Sometimes, such direct engagement with ASM may be difficult or problematic for LSM companies, especially at the outset. This can be the case where the ASM is mostly illegal or informal, and where there are already tensions or conflicts between the company and ASM stakeholders. On one side, ASM actors may be unwilling or afraid to engage due to the informal or illegal nature of their activities, and on the other, there can be safety and security risks involved for company employees.
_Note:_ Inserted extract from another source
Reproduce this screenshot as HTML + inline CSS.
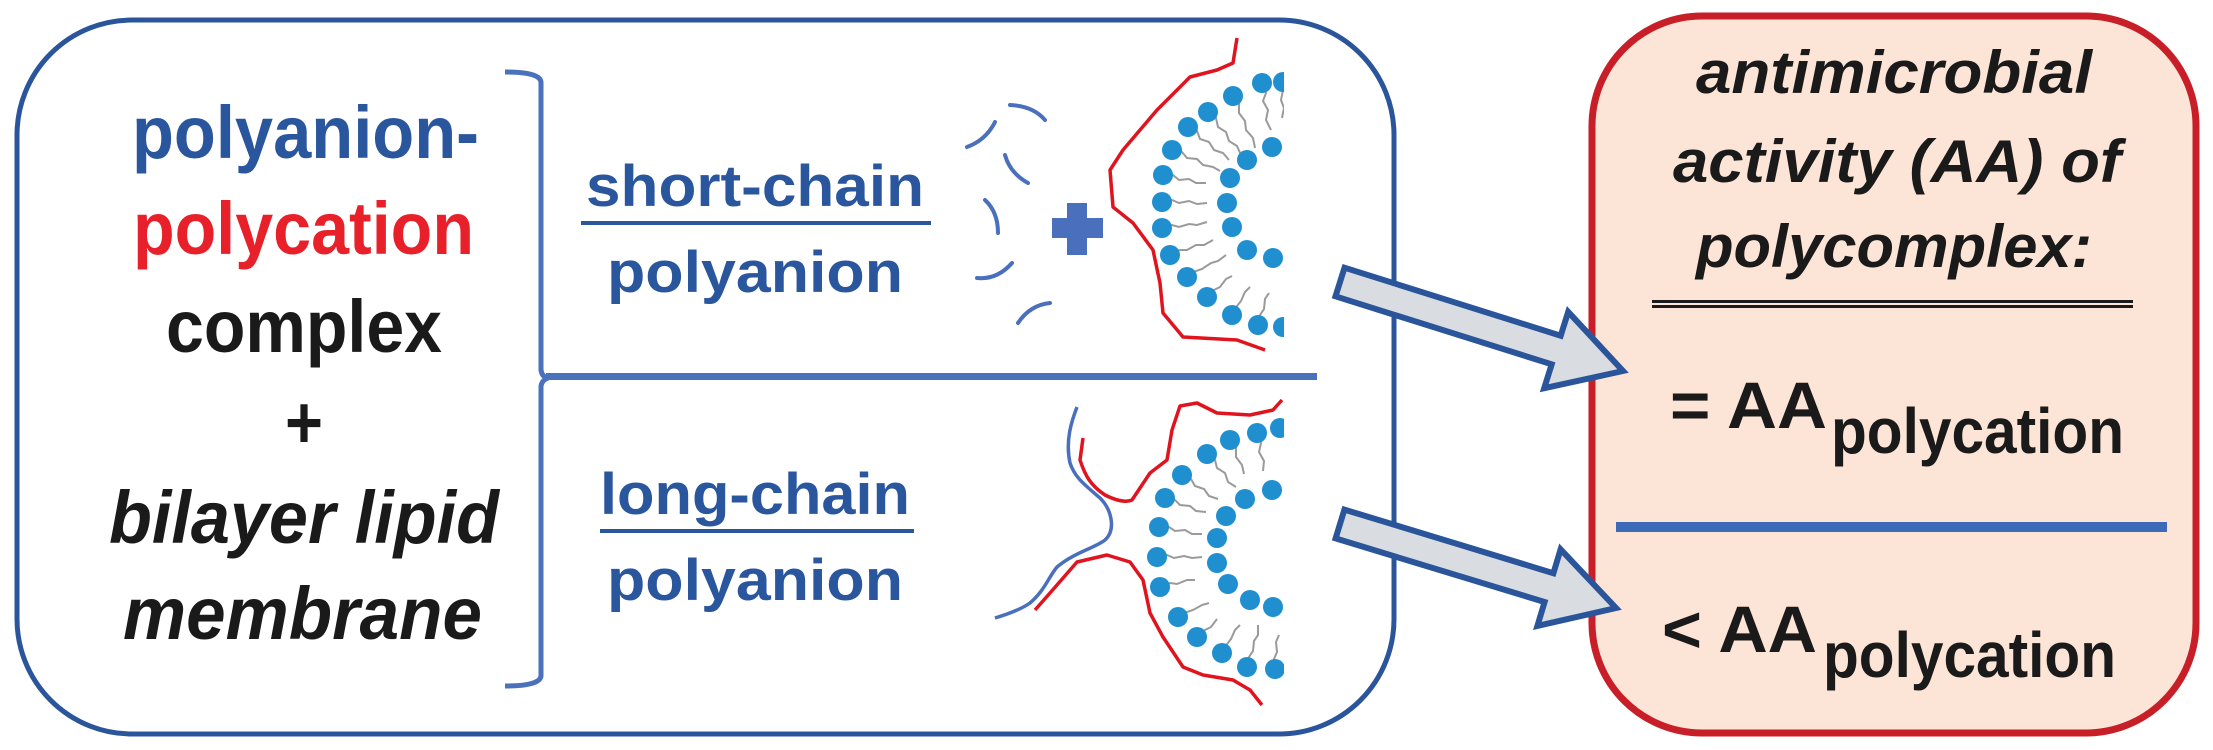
<!DOCTYPE html>
<html><head><meta charset="utf-8"><style>
html,body{margin:0;padding:0;background:#fff;}
svg{display:block;}
text{font-family:"Liberation Sans",sans-serif;font-weight:bold;}
</style></head><body>
<svg width="2213" height="750" viewBox="0 0 2213 750" xmlns="http://www.w3.org/2000/svg">
<defs><clipPath id="c1"><rect x="900" y="0" width="384" height="750"/></clipPath></defs>
<!-- outer blue box -->
<rect x="17" y="20" width="1377" height="714" rx="115" ry="115" fill="#fff" stroke="#2b559b" stroke-width="5"/>
<!-- red box -->
<rect x="1592" y="16" width="604" height="717" rx="110" ry="110" fill="#fce4d6" stroke="#c81e28" stroke-width="7"/>

<!-- left texts -->
<text x="132" y="158" font-size="74" fill="#2a569e" textLength="347" lengthAdjust="spacingAndGlyphs">polyanion-</text>
<text x="133" y="254" font-size="74" fill="#e8202a" textLength="341" lengthAdjust="spacingAndGlyphs">polycation</text>
<text x="166" y="352" font-size="74" fill="#1a1a1a" textLength="276" lengthAdjust="spacingAndGlyphs">complex</text>
<text x="285" y="448" font-size="74" fill="#1a1a1a" textLength="38" lengthAdjust="spacingAndGlyphs">+</text>
<text x="109" y="543" font-size="74" font-style="italic" fill="#1a1a1a" textLength="390" lengthAdjust="spacingAndGlyphs">bilayer lipid</text>
<text x="123" y="639" font-size="74" font-style="italic" fill="#1a1a1a" textLength="359" lengthAdjust="spacingAndGlyphs">membrane</text>

<!-- bracket -->
<path d="M505,72 Q540,72 541,82 L541,370 Q542,377 548,378 Q542,380 541,386 L541,676 Q540,686 505,686" fill="none" stroke="#4a72bc" stroke-width="5"/>
<rect x="546" y="373" width="771" height="7" fill="#4a72bc"/>

<!-- middle labels -->
<text x="586" y="206" font-size="58" fill="#2a569e" textLength="338" lengthAdjust="spacingAndGlyphs">short-chain</text>
<rect x="581" y="221" width="350" height="4" fill="#2a569e"/>
<text x="607" y="292" font-size="58" fill="#2a569e" textLength="296" lengthAdjust="spacingAndGlyphs">polyanion</text>
<text x="600" y="514" font-size="58" fill="#2a569e" textLength="310" lengthAdjust="spacingAndGlyphs">long-chain</text>
<rect x="600" y="529" width="314" height="4" fill="#2a569e"/>
<text x="607" y="600" font-size="58" fill="#2a569e" textLength="296" lengthAdjust="spacingAndGlyphs">polyanion</text>

<!-- upper membrane graphic -->
<g fill="none" stroke="#4a6fbd" stroke-width="4" stroke-linecap="round">
<path d="M1010,105 Q1033,106 1045,120"/>
<path d="M967,147 Q986,140 995,122"/>
<path d="M1005,155 Q1010,173 1028,183"/>
<path d="M985,200 Q998,212 998,233"/>
<path d="M977,278 Q997,280 1012,263"/>
<path d="M1018,323 Q1030,305 1050,303"/>
</g>
<rect x="1052" y="218" width="51" height="20" fill="#4a6fbd"/>
<rect x="1067" y="203" width="20" height="52" fill="#4a6fbd"/>
<g clip-path="url(#c1)">
<g stroke="#9a9a9a" stroke-width="2" fill="none">
<path d="M1262,83 l4,10 l-3,8 l5,9 l-2,10 l5,10"/>
<path d="M1233,96 l6,8 l0,9 l6,8 l1,9 l7,8 l2,10"/>
<path d="M1208,112 l8,6 l2,9 l8,5 l3,9 l8,5 l4,9"/>
<path d="M1188,127 l9,4 l3,8 l9,3 l5,8 l9,3 l6,7"/>
<path d="M1172,150 l10,2 l5,6 l10,1 l6,6 l10,2 l7,4"/>
<path d="M1163,175 l10,0 l6,5 l10,-1 l7,4 l10,0"/>
<path d="M1162,202 l10,-2 l7,3 l10,-2 l8,3 l10,-1"/>
<path d="M1162,228 l10,-3 l7,2 l10,-3 l8,1 l10,-3"/>
<path d="M1170,255 l10,-5 l7,0 l9,-5 l8,0 l9,-5"/>
<path d="M1187,277 l9,-6 l6,-2 l9,-6 l7,-2 l8,-6"/>
<path d="M1207,297 l7,-7 l6,-3 l6,-8 l6,-3"/>
<path d="M1232,315 l5,-9 l4,-5 l4,-9 l5,-5"/>
<path d="M1258,325 l2,-10 l4,-6 l1,-10 l4,-6"/>
<path d="M1283,90 l-2,10 l3,8 l-2,10"/>
</g>
<g fill="#1f8fcf">
<circle cx="1283" cy="82" r="10"/><circle cx="1262" cy="83" r="10"/><circle cx="1233" cy="96" r="10"/>
<circle cx="1208" cy="112" r="10"/><circle cx="1188" cy="127" r="10"/><circle cx="1172" cy="150" r="10"/>
<circle cx="1163" cy="175" r="10"/><circle cx="1162" cy="202" r="10"/><circle cx="1162" cy="228" r="10"/>
<circle cx="1170" cy="255" r="10"/><circle cx="1187" cy="277" r="10"/><circle cx="1207" cy="297" r="10"/>
<circle cx="1232" cy="315" r="10"/><circle cx="1258" cy="325" r="10"/><circle cx="1283" cy="327" r="10"/>
<circle cx="1272" cy="147" r="10"/><circle cx="1247" cy="160" r="10"/><circle cx="1230" cy="178" r="10"/>
<circle cx="1227" cy="203" r="10"/><circle cx="1232" cy="227" r="10"/><circle cx="1247" cy="250" r="10"/>
<circle cx="1273" cy="258" r="10"/>
</g>
<path d="M1237,38 L1233,63 L1217,70 L1190,77 L1157,110 L1123,150 L1110,170 L1113,207 L1133,223 L1153,250 L1160,283 L1163,313 L1183,337 L1237,340 L1265,350" fill="none" stroke="#e0141e" stroke-width="3.5" stroke-linejoin="round"/>

<!-- lower membrane -->
<g stroke="#9a9a9a" stroke-width="2" fill="none">
<path d="M1257,433 l4,10 l-2,9 l5,9 l-1,10"/>
<path d="M1230,440 l6,8 l0,9 l6,8 l2,9"/>
<path d="M1207,454 l8,6 l2,8 l8,5 l3,9 l8,5"/>
<path d="M1182,475 l9,4 l4,7 l9,3 l5,7 l9,3"/>
<path d="M1165,498 l10,2 l5,5 l10,1 l6,5 l10,1"/>
<path d="M1159,527 l10,0 l6,4 l10,-1 l7,4 l10,0"/>
<path d="M1157,557 l10,-2 l7,3 l10,-2 l8,2 l10,-1"/>
<path d="M1160,587 l10,-4 l7,1 l10,-4 l8,0"/>
<path d="M1178,617 l9,-5 l6,-2 l9,-5 l7,-2"/>
<path d="M1197,637 l8,-7 l6,-3 l6,-8"/>
<path d="M1222,653 l5,-9 l4,-5 l4,-9 l5,-5"/>
<path d="M1247,667 l2,-10 l4,-6 l1,-10 l4,-6 l0,-10"/>
<path d="M1275,669 l-1,-10 l3,-7 l-1,-10 l3,-7"/>
</g>
<g fill="#1f8fcf">
<circle cx="1280" cy="428" r="10"/><circle cx="1257" cy="433" r="10"/><circle cx="1230" cy="440" r="10"/>
<circle cx="1207" cy="454" r="10"/><circle cx="1182" cy="475" r="10"/><circle cx="1165" cy="498" r="10"/>
<circle cx="1159" cy="527" r="10"/><circle cx="1157" cy="557" r="10"/><circle cx="1160" cy="587" r="10"/>
<circle cx="1178" cy="617" r="10"/><circle cx="1197" cy="637" r="10"/><circle cx="1222" cy="653" r="10"/>
<circle cx="1247" cy="667" r="10"/><circle cx="1275" cy="669" r="10"/>
<circle cx="1272" cy="490" r="10"/><circle cx="1245" cy="499" r="10"/><circle cx="1226" cy="516" r="10"/>
<circle cx="1217" cy="538" r="10"/><circle cx="1217" cy="563" r="10"/><circle cx="1228" cy="584" r="10"/>
<circle cx="1250" cy="600" r="10"/><circle cx="1273" cy="607" r="10"/>
</g>
</g>
<path d="M1077,407 C1072,420 1065,440 1070,463 C1075,478 1085,485 1100,498 C1112,510 1116,530 1105,540 C1095,548 1075,552 1057,567 C1048,578 1045,590 1030,603 C1020,610 1005,615 995,618" fill="none" stroke="#4a6fbd" stroke-width="3.5"/>
<path d="M1083,438 L1080,460 C1085,475 1090,485 1105,495 C1115,500 1125,503 1132,500 L1140,488 L1150,473 L1167,460 L1172,430 L1180,406 L1197,403 L1217,413 L1250,415 L1273,410 L1282,400" fill="none" stroke="#e0141e" stroke-width="3.5" stroke-linejoin="round"/>
<path d="M1035,610 L1050,593 L1077,562 L1107,555 L1130,562 L1143,580 L1150,613 L1163,637 L1183,667 L1203,675 L1233,680 L1250,690 L1262,705" fill="none" stroke="#e0141e" stroke-width="3.5" stroke-linejoin="round"/>

<!-- arrows -->
<polygon points="1344.5,267.7 1560.7,335.7 1568.2,311.8 1623,371 1544.2,388.2 1551.7,364.3 1335.5,296.3" fill="#d9dce0" stroke="#2b559b" stroke-width="6" stroke-linejoin="miter"/>
<polygon points="1344.4,509.6 1553.4,573.2 1560.6,549.3 1616,608 1537.4,625.9 1544.6,602 1335.6,538.4" fill="#d9dce0" stroke="#2b559b" stroke-width="6" stroke-linejoin="miter"/>

<!-- red box text -->
<text x="1696" y="93" font-size="60" font-style="italic" fill="#1a1a1a" textLength="396" lengthAdjust="spacingAndGlyphs">antimicrobial</text>
<text x="1673" y="182" font-size="60" font-style="italic" fill="#1a1a1a" textLength="448" lengthAdjust="spacingAndGlyphs">activity (AA) of</text>
<text x="1696" y="267" font-size="60" font-style="italic" fill="#1a1a1a" textLength="396" lengthAdjust="spacingAndGlyphs">polycomplex:</text>
<rect x="1652" y="300" width="481" height="3" fill="#1a1a1a"/>
<rect x="1652" y="305" width="481" height="3" fill="#1a1a1a"/>
<text x="1670" y="428" font-size="66" fill="#1a1a1a" textLength="157" lengthAdjust="spacingAndGlyphs">= AA</text>
<text x="1831" y="453" font-size="64" fill="#1a1a1a" textLength="293" lengthAdjust="spacingAndGlyphs">polycation</text>
<rect x="1616" y="522" width="551" height="10" fill="#3d6bb8"/>
<text x="1662" y="652" font-size="66" fill="#1a1a1a" textLength="155" lengthAdjust="spacingAndGlyphs">&lt; AA</text>
<text x="1823" y="677" font-size="64" fill="#1a1a1a" textLength="293" lengthAdjust="spacingAndGlyphs">polycation</text>
</svg>
</body></html>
Rather than seeking direct conversations, and thus potentially aggravating suspicions on both sides, in such cases it can be a better solution to work with and through a third party that already has contacts and has built trust with the ASM stakeholders – at least at the initial stages of engagement. Such third parties could, for example, be the government agency tasked with formalising the ASM sector, though, as noted above, ASM stakeholders acting illegally/informally may be equally hesitant to engage with government representatives. Other options for third party engagement could be local NGOs and civil society organisations, traditional authorities or religious leaders, or a multi-stakeholder initiative bringing together all these actors.

Relationships take time

Whether through direct or indirect engagement, building constructive relationships and trust with ASM stakeholders takes as much time and effort as ‘common’ community engagement. LSM companies should commit to a long-term process and accept that there will be no ‘quick fixes’ in a dynamically evolving ASM context. While engagement with ASM stakeholders is the minimum requirement for, and a crucial component of, managing LSM-ASM relationships, it needs to be embedded in a broader ASM management strategy. Ultimately, the formalisation and professionalisation of ASM can only be achieved if a broad coalition of actors, from LSM companies to governments, NGOs and international industry associations, collaborate.